**Exercise aim:** How many of the lines below contain "this"? Answer with that number alone.

**Data extract:**

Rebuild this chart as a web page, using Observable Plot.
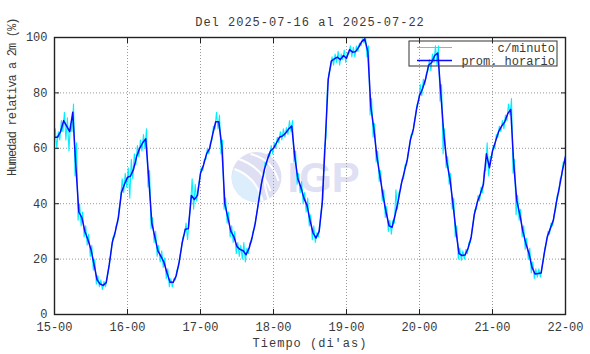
<!DOCTYPE html>
<html><head><meta charset="utf-8">
<script src="https://cdn.jsdelivr.net/npm/d3@7"></script>
<script src="https://cdn.jsdelivr.net/npm/@observablehq/plot@0.6"></script>
<style>body{margin:0;background:#fff} #chart svg{display:block}</style>
</head><body><div id="chart"></div>
<script>
// ---- chart data ----
const title = "Del 2025-07-16 al 2025-07-22";
const yLabel = "Humedad relativa a 2m (%)";
const xLabel = "Tiempo (di'as)";
const seriesNames = ["c/minuto", "prom. horario"];
const seriesColors = ["#00f0ff", "#0a0aff"];
const startTime = "2025-07-15T00:00:00Z";
const dayTicks = ["2025-07-15","2025-07-16","2025-07-17","2025-07-18","2025-07-19","2025-07-20","2025-07-21","2025-07-22"];
const yTicks = [0, 20, 40, 60, 80, 100];
const yGrid = [20, 40, 60, 80];
const watermark = "IGP";

// hourly average (prom. horario), one value per hour from 15-00 to 22-00
const hourly = [
 64,64,66,70,68,66,73,54,37,35,30,27,23.5,18,12.5,11,10.5,11.5,18,26,30,35,44,47,
 49.5,50,52.5,57,60,62,63.4,49,33,28,23,21,18.8,15,11.6,11.6,14,19,26,30.8,31,43,41.5,43,
 51,54,58,60,65,69.6,69.6,61,40,35,30,28,24.5,23.5,23,21.6,24,28,33,40,47,52.3,56,59,
 60,62,64,64.5,65.5,67,68,57,49,46,42,39.5,34,29.5,27.6,30,40,62,85,91.5,92.3,92.9,92,93.5,
 92.5,95.6,94.7,94.9,96.5,98.5,99.5,95,75,67,57,50,43,37,32,31.5,36,41,47,51.5,56,63,67,74,
 79,81.5,85,90,91,93.5,94.4,80,65,55,49,40,30,22,21.3,21.5,24,28,36,40.5,43.5,47,58,53,
 59,62.5,66,68,69.5,72.5,74,54,41,36,30,25.5,22,17,14.6,14.8,15,22,28,31,34,40.5,46,52,
 57
];
// per-minute data (c/minuto): lowest and highest reading seen in each hour
const minuteLow = [
 60,60,63,66,63,59,66,50,34,32,28,25,21,16,11,10,9,10,16,24,28,33,42,44,
 46,42,49,54,57,59,60,46,31,26,21,19,17,13,10,10,12.5,17,24,29,27,40,38,41,
 49,52,56,58,63,67,67,58,38,33,28,26,22,21,20,19,22,26,31,38,45,50,54,57,
 58,60,62,63,64,65,66,55,47,44,40,37,32,27,26,28,38,60,83,89,90,91,90,92,
 91,94,93,93,95,97,98,93,72,64,55,48,41,35,30,29,33,38,45,49,54,61,65,72,
 77,79,83,88,88,91,90,77,58,53,47,38,28,20,19.5,20,22,26,34,38,41,44,52,50,
 57,60,64,66,67,70,72,51,36,34,28,23.5,20,15,13,13.5,13.5,20,26,29,32,38,44,50,
 55
];
const minuteHigh = [
 67,66,70,73,71,69,76,62,40,37,32,29,25,20,14,12.5,12,13,20,28,32,38,49,51,
 53,56,58,61,63,65,67,52,35,30,25,23,20.5,16.5,13,13,16,21,28,33,34,49,47,46,
 53,56,60,62,68,73,72,63,42,37,32,30,26,25,26,24,26,30,35,42,49,55,58,61,
 62,64,66,67,67.5,70,70,59,51,48,44,42,36,32,29.5,32,42,64,87,93,94,95,94,95.5,
 94.5,97,96.5,97,98,99.5,100,97,78,69,59,52,45,39,34,34,45,44,49,54,58,65,69,76,
 83,85,87,92,94,97,97,83,67,57,51,42,32,24,23,23.5,26,30,38,43,46,52,62,57,
 61,65,68,70,72,76,78,56,43,38,32,27.5,24,19,16.5,16.5,17,24,30,33,36,43,49,55,
 60
];

// ---- build tables for the library ----
const HOUR = 3600e3;
const t0 = new Date(startTime).getTime();
const dayDates = dayTicks.map(d => new Date(d + "T00:00:00Z"));
const hourlyData = hourly.map((v, i) => ({t: new Date(t0 + i * HOUR), v}));
const minuteData = [];
minuteLow.forEach((lo, i) => {
  minuteData.push({t: new Date(t0 + (i - 0.25) * HOUR), v: lo});
  minuteData.push({t: new Date(t0 + (i + 0.25) * HOUR), v: minuteHigh[i]});
});

const fmt = d3.utcFormat("%d-%H");
const mono = "'Liberation Mono', 'DejaVu Sans Mono', monospace";
const ink = "#3a3a3a";

const plot = Plot.plot({
  width: 590, height: 354,
  marginLeft: 54, marginRight: 25, marginTop: 37, marginBottom: 40,
  style: {fontFamily: mono, fontSize: "12px", color: ink, background: "#fff"},
  x: {type: "utc", domain: [dayDates[0], dayDates[dayDates.length - 1]]},
  y: {domain: [0, 100]},
  marks: [
    Plot.gridX(dayDates, {stroke: "#9a9a9a", strokeOpacity: 1, strokeDasharray: "1,2"}),
    Plot.gridY(yGrid, {stroke: "#9a9a9a", strokeOpacity: 1, strokeDasharray: "1,2"}),
    Plot.line(minuteData, {x: "t", y: "v", stroke: seriesColors[0], strokeWidth: 1.1, clip: true}),
    Plot.line(hourlyData, {x: "t", y: "v", stroke: seriesColors[1], strokeWidth: 1.5, clip: true}),
    Plot.frame({stroke: "#222", strokeWidth: 1.4}),
    // tick labels
    Plot.axisX(dayDates, {anchor: "bottom", tickSize: 0, tickPadding: 8, tickFormat: fmt, label: null, fill: ink}),
    Plot.axisY(yTicks, {anchor: "left", tickSize: 0, tickPadding: 7, label: null, fill: ink}),
    // inward ticks on all four sides
    Plot.axisX(dayDates, {anchor: "bottom", tickSize: 5, dy: -5, tickFormat: () => "", label: null, stroke: "#222"}),
    Plot.axisX(dayDates, {anchor: "top", tickSize: 5, dy: 5, tickFormat: () => "", label: null, stroke: "#222"}),
    Plot.axisY(yTicks, {anchor: "left", tickSize: 5, dx: 5, tickFormat: () => "", label: null, stroke: "#222"}),
    Plot.axisY(yTicks, {anchor: "right", tickSize: 5, dx: -5, tickFormat: () => "", label: null, stroke: "#222"}),
    // titles
    Plot.text([title], {frameAnchor: "top", dy: -20, fontSize: 12, fill: ink}),
    Plot.text([xLabel], {frameAnchor: "bottom", dy: 32, fontSize: 12, fill: ink}),
    Plot.text([yLabel], {frameAnchor: "left", dx: -42, rotate: -90, fontSize: 12, fill: ink})
  ]
});

const svg = d3.select(plot);
svg.selectAll("text").each(function() {
  const s = d3.select(this).text();
  if (s === title || s === xLabel) d3.select(this).attr("letter-spacing", 1);
  if (s === yLabel) d3.select(this).attr("letter-spacing", -0.9);
});

// watermark logo, placed under the data
const W = 590, H = 354, mL = 54, mR = 25, mT = 37, mB = 40;
const cx = (mL + W - mR) / 2, cy = (mT + H - mB) / 2;
const wm = svg.insert("g", "g").attr("aria-label", "watermark");
const lc = {x: cx - 53, y: cy + 1.5, r: 25};
wm.append("circle").attr("cx", lc.x).attr("cy", lc.y).attr("r", lc.r).attr("fill", "#dfdff4");
wm.append("path")
  .attr("d", `M${lc.x - lc.r},${lc.y} A${lc.r},${lc.r} 0 0 0 ${lc.x + 8},${lc.y + lc.r - 1} Q${lc.x - 4},${lc.y - 4} ${lc.x - lc.r + 2},${lc.y - 8} Z`)
  .attr("fill", "#dcedfb");
[[-22, -8, 6, 24], [-18, -18, 14, 14], [-6, -23, 22, 4]].forEach(([x1, y1, x2, y2]) => {
  wm.append("path")
    .attr("d", `M${lc.x + x1},${lc.y + y1} Q${lc.x + (x1 + x2) / 2 + 8},${lc.y + (y1 + y2) / 2 - 8} ${lc.x + x2},${lc.y + y2}`)
    .attr("fill", "none").attr("stroke", "#fff").attr("stroke-width", 2);
});
wm.append("path").attr("d", `M${lc.x + 12},${lc.y - 22} Q${lc.x + 4},${lc.y} ${lc.x + 12},${lc.y + 22}`)
  .attr("fill", "none").attr("stroke", "#fff").attr("stroke-width", 2);
wm.append("text").attr("x", cx - 22).attr("y", cy + 16.5).attr("text-anchor", "start")
  .attr("font-family", "'Liberation Sans', Arial, sans-serif").attr("font-weight", "bold")
  .attr("font-size", 42).attr("fill", "#e0e0f4").text(watermark);

// legend box
const lg = svg.append("g").attr("aria-label", "legend");
const bx = W - mR - 8 - 148, by = mT + 4;
lg.append("rect").attr("x", bx).attr("y", by).attr("width", 148).attr("height", 25)
  .attr("fill", "none").attr("stroke", "#333").attr("stroke-width", 1);
seriesNames.forEach((name, i) => {
  const yy = by + 6.5 + i * 13;
  lg.append("line").attr("x1", bx + 8).attr("x2", bx + 43).attr("y1", yy).attr("y2", yy)
    .attr("stroke", seriesColors[i]).attr("stroke-width", i ? 1.5 : 1.1);
  lg.append("text").attr("x", bx + 146).attr("y", yy).attr("dy", "0.35em")
    .attr("text-anchor", "end").attr("font-family", mono).attr("font-size", 12)
    .attr("fill", ink).text(name);
});

document.getElementById("chart").append(plot);
</script>
</body></html>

**Response below:** 4